There are ways to mitigate the communication overhead if a team is working on a specific area of the application without any overlap with other teams. In this case, we can use architecture like backends for frontends (BFF) for decoupling the API implementation and allow each team to maintain their own layer of APIs specific to a target.

Static-Page Websites

Another option for your project is the static-page website, where every time the user clicks on a link, they are loading a new static page. This is fairly old school, but it’s still in use—with some twists. A static-page website is useful for quick websites that are not meant to be online for a long period, such as ones that advertise a specific product or service we want to highlight without using the corporate website or that are meant to be simple and easier to build and maintain by the end user.

In the last few years, this type of website has mutated into a single page that expands vertically instead of loading different pages. Some of these sites also lazy-load the content, waiting until the user scrolls to a specific position to load the content. The same technique is used with hyperlinks, where all the links are anchored inside the same page and the user is browsing quickly between bits of information available on the website. These kinds of projects are usually created by small teams or individual contributors. The investment on the technical side is fairly low, and it’s a good playground for developers to experiment with new technologies or new practices or to consolidate existing ones.

Jamstack

In recent years, a new frontend architecture called Jamstack (JavaScript, APIs, and Markup) emerged with great results.Jamstack is intended to be a modern architecture to help create fast and secure sites and dynamic apps with JavaScript/APIs and prerendered markup, served without web servers. In fact, the final output is a static artifact composed of HTML, CSS, and JavaScript, basically the holy trinity of frontend development. The artifact can be served directly by a CDN since the application doesn’t require any server-side technology to work. One of the simplest ways for serving a Jamstack application is using GitHub pages for hosting the final result. In this category, we can find popular solutions like Gatsby.js, Next.js, or Nuxt.js.

The key advantages of these architectures are better performance and cheaper infrastructure and maintenance since they can be served directly by a CDN; great scalability because they serve static files; higher security due to the decrease of attack surface; and easy integration with headless CMS.

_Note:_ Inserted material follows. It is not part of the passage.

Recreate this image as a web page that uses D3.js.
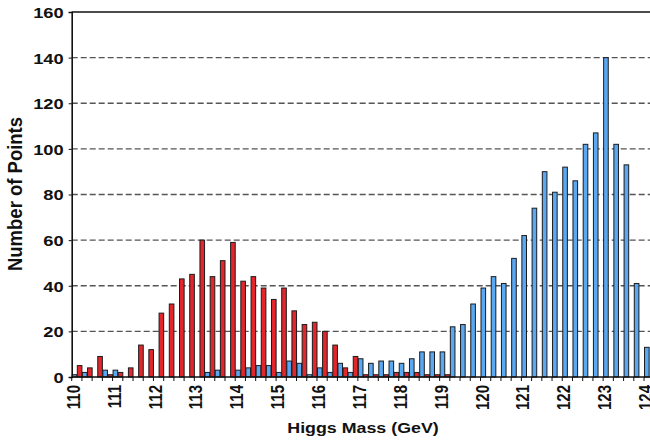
<!DOCTYPE html>
<html>
<head>
<meta charset="utf-8">
<script src="https://cdn.jsdelivr.net/npm/d3@7"></script>
<style>
  html, body { margin: 0; padding: 0; background: #fff; }
  svg { display: block; }
  text { font-family: "Liberation Sans", Arial, Helvetica, sans-serif; font-weight: bold; fill: #111; }
</style>
</head>
<body>
<svg id="chart" width="650" height="443"></svg>
<script>
// Mass bins (GeV), one every 0.25 GeV
const massBins = [
  110, 110.25, 110.5, 110.75, 111, 111.25, 111.5, 111.75,
  112, 112.25, 112.5, 112.75, 113, 113.25, 113.5, 113.75,
  114, 114.25, 114.5, 114.75, 115, 115.25, 115.5, 115.75,
  116, 116.25, 116.5, 116.75, 117, 117.25, 117.5, 117.75,
  118, 118.25, 118.5, 118.75, 119, 119.25, 119.5, 119.75,
  120, 120.25, 120.5, 120.75, 121, 121.25, 121.5, 121.75,
  122, 122.25, 122.5, 122.75, 123, 123.25, 123.5, 123.75,
  124
];

// Counts per bin, blue series
const blueCounts = [
  1, 2, 0, 3, 3, 0, 0, 0,
  0, 0, 0, 0, 0, 2, 3, 0,
  3, 4, 5, 5, 2, 7, 6, 1,
  4, 2, 6, 2, 8, 6, 7, 7,
  6, 8, 11, 11, 11, 22, 23, 32,
  39, 44, 41, 52, 62, 74, 90, 81,
  92, 86, 102, 107, 140, 102, 93, 41,
  13
];

// Counts per bin, red series
const redCounts = [
  5, 4, 9, 1, 2, 4, 14, 12,
  28, 32, 43, 45, 60, 44, 51, 59,
  42, 44, 39, 34, 39, 29, 23, 24,
  20, 14, 4, 9, 1, 1, 1, 2,
  2, 2, 1, 1, 1, 0, 0, 0,
  0, 0, 0, 0, 0, 0, 0, 0,
  0, 0, 0, 0, 0, 0, 0, 0,
  0
];

const yTicks = [0, 20, 40, 60, 80, 100, 120, 140, 160];
const xTickLabels = [110, 111, 112, 113, 114, 115, 116, 117, 118, 119, 120, 121, 122, 123, 124];

const seriesKeys = ["blue", "red"];
const seriesColors = { blue: "#5aa8f2", red: "#e2262b" };

const svg = d3.select("#chart");
const plotLeft = 71.7, plotTop = 12, plotBottom = 377, plotRight = 650;
const bandStep = 10.22;

const x = d3.scaleBand()
  .domain(massBins.map(String))
  .range([plotLeft, plotLeft + bandStep * massBins.length])
  .paddingInner(0).paddingOuter(0);

const xSub = d3.scaleBand()
  .domain(seriesKeys)
  .range([0, x.bandwidth()])
  .padding(0);

const y = d3.scaleLinear().domain([0, 160]).range([plotBottom, plotTop]);

// Horizontal dashed grid
svg.append("g")
  .selectAll("line")
  .data(yTicks.filter(d => d > 0 && d < 160))
  .join("line")
  .attr("x1", plotLeft).attr("x2", plotRight)
  .attr("y1", d => y(d)).attr("y2", d => y(d))
  .attr("stroke", "#555")
  .attr("stroke-width", 1.4)
  .attr("stroke-dasharray", "6,3");

// Bars
const rows = massBins.map((m, i) => ({ mass: String(m), blue: blueCounts[i], red: redCounts[i] }));
const groups = svg.append("g")
  .selectAll("g")
  .data(rows)
  .join("g")
  .attr("transform", d => `translate(${x(d.mass)},0)`);

groups.selectAll("rect")
  .data(d => seriesKeys.map(k => ({ key: k, value: d[k] })).filter(v => v.value > 0))
  .join("rect")
  .attr("x", d => xSub(d.key) + 0.5)
  .attr("width", xSub.bandwidth() - 0.5)
  .attr("y", d => y(d.value))
  .attr("height", d => y(0) - y(d.value))
  .attr("fill", d => seriesColors[d.key])
  .attr("stroke", "#1c1c1c")
  .attr("stroke-width", 1);

// Top frame line
svg.append("line")
  .attr("x1", plotLeft).attr("x2", plotRight)
  .attr("y1", y(160)).attr("y2", y(160))
  .attr("stroke", "#111").attr("stroke-width", 1.6);

// Y axis
const yAxis = svg.append("g")
  .attr("transform", `translate(${plotLeft},0)`)
  .call(d3.axisLeft(y).tickValues(yTicks).tickSize(3).tickPadding(5));
yAxis.select(".domain").attr("stroke", "#111").attr("stroke-width", 1.6);
yAxis.selectAll(".tick line").attr("stroke", "#111");
yAxis.selectAll(".tick text")
  .attr("font-size", 15)
  .attr("font-family", "Liberation Sans, Arial, sans-serif")
  .attr("font-weight", "bold")
  .attr("fill", "#111")
  .attr("dy", "0.36em")
  .each(function () {
    const t = d3.select(this);
    const xx = +t.attr("x");
    t.attr("transform", `translate(${xx},0) scale(1.22,1) translate(${-xx},0)`);
  });

// X axis: a tick at every bin edge, labels on whole GeV values
const xAxis = svg.append("g")
  .attr("transform", `translate(0,${plotBottom})`);
xAxis.append("line")
  .attr("x1", plotLeft).attr("x2", plotRight)
  .attr("stroke", "#111").attr("stroke-width", 1.6);
xAxis.selectAll("line.tick")
  .data(massBins)
  .join("line")
  .attr("class", "tick")
  .attr("x1", d => x(String(d))).attr("x2", d => x(String(d)))
  .attr("y1", 0).attr("y2", 4)
  .attr("stroke", "#111");
xAxis.selectAll("text")
  .data(xTickLabels)
  .join("text")
  .attr("transform", d => `translate(${x(String(d)) + 1.5},8) scale(1.22,1) rotate(-90)`)
  .attr("text-anchor", "end")
  .attr("dy", "0.36em")
  .attr("font-size", 15)
  .text(d => d);

// Axis titles
svg.append("text")
  .attr("transform", "translate(363,433) scale(1.15,1)")
  .attr("text-anchor", "middle")
  .attr("font-size", 15.5)
  .text("Higgs Mass (GeV)");

svg.append("text")
  .attr("transform", "translate(22,194) scale(1.1,1) rotate(-90)")
  .attr("text-anchor", "middle")
  .attr("font-size", 18.5)
  .text("Number of Points");
</script>
</body>
</html>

Jamstack is a great companion for many websites we have to create, especially considering the frictionless developer experience. In fact, frontend developers can focus only on the frontend development and debugging, and this usually means a more focused approach on the final result.

Summary

Over the years, the frontend ecosystem has evolved to include different architectures for solving different problems. A piece has been missing, though: a solution that would allow for the scaling of projects with tens or hundreds of developers working on the same project. Micro-frontends are that missing piece.

Micro-frontends will never be the only architecture available for frontend projects. Yet they provide us with multiple options for creating frontend projects at scale. Our journey in learning micro-frontends starts with their principles, analyzing how these principles should be leveraged inside an architecture and how much they resemble microservices.